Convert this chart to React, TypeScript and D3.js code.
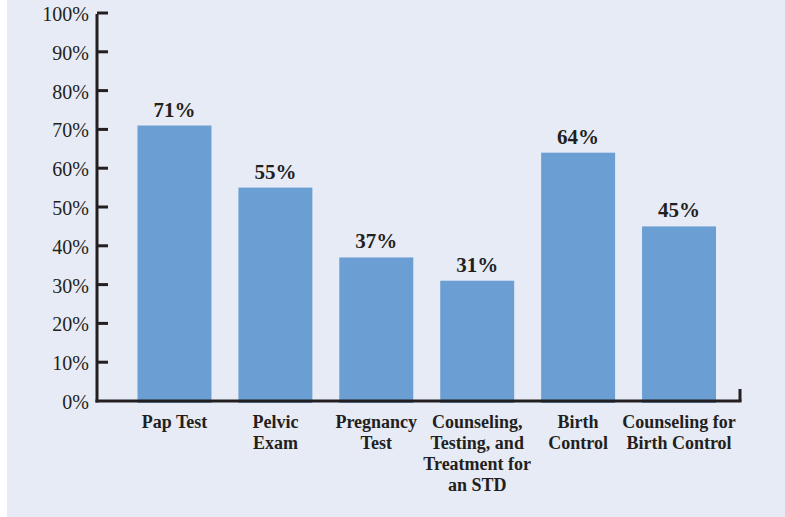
import React from "react";
import * as d3 from "d3";

const categories: string[][] = [
  ["Pap Test"],
  ["Pelvic", "Exam"],
  ["Pregnancy", "Test"],
  ["Counseling,", "Testing, and", "Treatment for", "an STD"],
  ["Birth", "Control"],
  ["Counseling for", "Birth Control"],
];
const values: number[] = [71, 55, 37, 31, 64, 45];
const valueLabels: string[] = ["71%", "55%", "37%", "31%", "64%", "45%"];
const yTicks: number[] = [0, 10, 20, 30, 40, 50, 60, 70, 80, 90, 100];

const W = 785;
const H = 517;
const BG = "#e7ebf6";
const BAR = "#6b9fd4";
const INK = "#231f20";
const FONT = "'Liberation Serif', 'Times New Roman', serif";

export default function App() {
  const x = d3
    .scaleBand<number>()
    .domain(d3.range(values.length))
    .range([137.5, 716])
    .paddingInner(0.267)
    .paddingOuter(0);
  const y = d3.scaleLinear().domain([0, 100]).range([401, 13]);
  const axisX0 = 97;
  const axisX1 = 740;

  return (
    <svg
      width={W}
      height={H}
      style={{ position: "absolute", left: 0, top: 0, display: "block" }}
    >
      <rect x={0} y={0} width={W} height={H} fill="#ffffff" />
      <rect x={7} y={0} width={W - 7} height={H} fill={BG} />
      {values.map((v, i) => (
        <rect
          key={"b" + i}
          x={x(i)!}
          y={y(v)}
          width={x.bandwidth()}
          height={y(0) - y(v) + 2}
          fill={BAR}
        />
      ))}
      {values.map((v, i) => (
        <text
          key={"v" + i}
          x={x(i)! + x.bandwidth() / 2}
          y={y(v) - 9}
          textAnchor="middle"
          fontFamily={FONT}
          fontWeight="bold"
          fontSize={21}
          fill={INK}
        >
          {valueLabels[i]}
        </text>
      ))}
      <line x1={axisX0} x2={axisX0} y1={y(100) + 1} y2={y(0) + 1.5} stroke={INK} strokeWidth={3} />
      <line x1={axisX0 - 1.5} x2={axisX1 + 1.5} y1={y(0)} y2={y(0)} stroke={INK} strokeWidth={3} />
      <line x1={axisX1} x2={axisX1} y1={y(0) - 12} y2={y(0)} stroke={INK} strokeWidth={3} />
      {yTicks.map((t) => (
        <g key={"t" + t}>
          {t > 0 && (
            <line x1={axisX0} x2={axisX0 + 11} y1={y(t)} y2={y(t)} stroke={INK} strokeWidth={3} />
          )}
          <text
            x={89}
            y={y(t) + 8}
            textAnchor="end"
            fontFamily={FONT}
            fontSize={20}
            fill={INK}
          >
            {t + "%"}
          </text>
        </g>
      ))}
      {categories.map((lines, i) => (
        <text
          key={"c" + i}
          x={x(i)! + x.bandwidth() / 2}
          y={427.5}
          textAnchor="middle"
          fontFamily={FONT}
          fontWeight="bold"
          fontSize={18}
          fill={INK}
        >
          {lines.map((l, j) => (
            <tspan key={j} x={x(i)! + x.bandwidth() / 2} dy={j === 0 ? 0 : 21.3}>
              {l}
            </tspan>
          ))}
        </text>
      ))}
    </svg>
  );
}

### Set exercise:
Repeat only the lines between the start of the data and the line with "const axisX1 = 740;", including those two lines, and skip the pictures.

### Right answer:
Convert this chart to React, TypeScript and D3.js code.
import React from "react";
import * as d3 from "d3";

const categories: string[][] = [
  ["Pap Test"],
  ["Pelvic", "Exam"],
  ["Pregnancy", "Test"],
  ["Counseling,", "Testing, and", "Treatment for", "an STD"],
  ["Birth", "Control"],
  ["Counseling for", "Birth Control"],
];
const values: number[] = [71, 55, 37, 31, 64, 45];
const valueLabels: string[] = ["71%", "55%", "37%", "31%", "64%", "45%"];
const yTicks: number[] = [0, 10, 20, 30, 40, 50, 60, 70, 80, 90, 100];

const W = 785;
const H = 517;
const BG = "#e7ebf6";
const BAR = "#6b9fd4";
const INK = "#231f20";
const FONT = "'Liberation Serif', 'Times New Roman', serif";

export default function App() {
  const x = d3
    .scaleBand<number>()
    .domain(d3.range(values.length))
    .range([137.5, 716])
    .paddingInner(0.267)
    .paddingOuter(0);
  const y = d3.scaleLinear().domain([0, 100]).range([401, 13]);
  const axisX0 = 97;
  const axisX1 = 740;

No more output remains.